To solve these problems, the Harris County Sheriff's Office hired dozens of people and transferred hundreds of inmates awaiting trial from the overcrowded center to other jails. The Sheriff's Office's recent actions have cost taxpayers dearly, however, with up to $50 million spent on housing people in other agencies' jails.

The certificate of compliance represents a notable development for the jail, which for years has faced allegations of mismanagement and overcrowding, exacerbated by a backlog of cases in the Harris County criminal court system.

“While receiving a passing grade from the state is an important accomplishment, it has never been our primary goal,” Harris County Sheriff Ed Gonzalez said in a statement. “What's more important is knowing that we are doing everything in our power to make the jail safe and secure for the thousands of people in our care and for everyone who works within the jail walls.”

While giving the Harris County Jail a satisfactory rating, state inspectors provided “technical assistance” on four fronts.

During the inspection, conducted August 12-15, inspectors found that the sheriff's office had improperly included detention officers who responded to emergencies and transported inmates to court hearings in the state's required staffing ratio of one detention officer per 48 inmates.

Inspectors also found that two fire alarm control panels needed to be replaced and that prison staff were late in completing 15 routine checks on inmates, although this represents less than one percent of the 15,668 rounds inspectors checked.

“Failure to address technical assistance areas in a timely manner may result in the issuance of a notice of non-compliance,” inspectors wrote in a report.

Great progress or barely better?

There were 9,350 inmates in the Harris County Jail as of Monday, according to the county's data dashboard, and more than 1,300 were housed in facilities near Lubbock, central Louisiana and northwest Mississippi. Harris County Jail facilities are designed to hold up to 9,400 inmates.

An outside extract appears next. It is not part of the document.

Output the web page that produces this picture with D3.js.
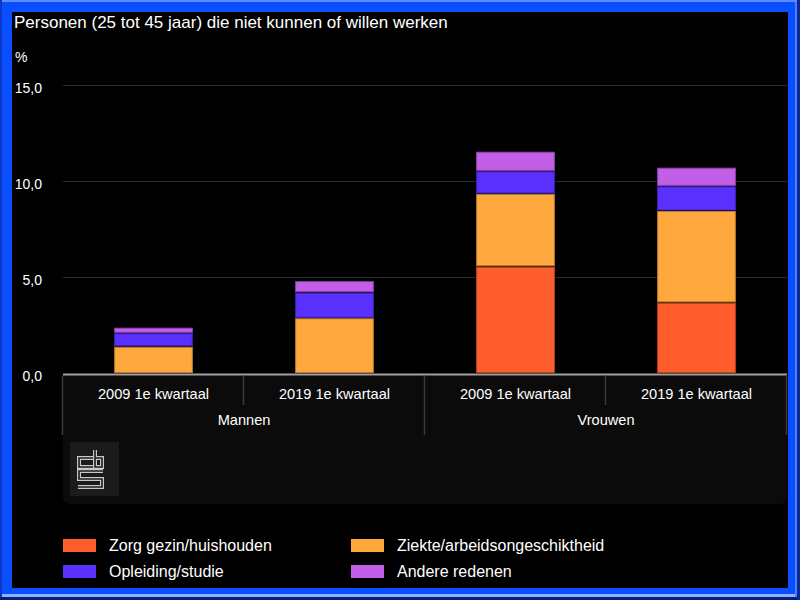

Phillip Bosquez, deputy chief of the jail squad for the Harris County Sheriff's Office, said during a jail commission meeting earlier this month that the number of jail guard vacancies has dropped from 180 to 139 in the past three months. He attributed this to a 12 percent pay raise approved by Harris County Commissioners last year and said it was an effort to attract new staff.

The improvements coincided with a decline in prison deaths this year. Seven inmates have died so far in 2024, most recently a 49-year-old man on Monday. The sixth death in custody at the prison occurred on Aug. 12. By comparison, there were 19 inmate deaths in 2023 and 27 in 2022.


The Harris County Jail in downtown Houston.The Harris County Jail in downtown Houston.

“There is ample evidence that we have made great progress in meeting this higher standard,” Gonzalez said in his statement. “For the second year in a row, we have seen a significant decrease in the death rate among inmates at our prison. We have also seen an increase in the retention rate of our prison guards, which is a sign that working conditions are improving.”

Krish Gundu, executive director of the Texas Jail Project, a nonprofit organization that advocates for county jail inmates, said in a statement that she found the timing of the issuance of the certificate of compliance and the recent prison deaths ironic.

Gundu also said she found it “deeply disturbing” that prison commission inspectors provided technical assistance to the sheriff's office during the August prison inspection and that the agency “still barely meets” required staff-to-inmate ratios.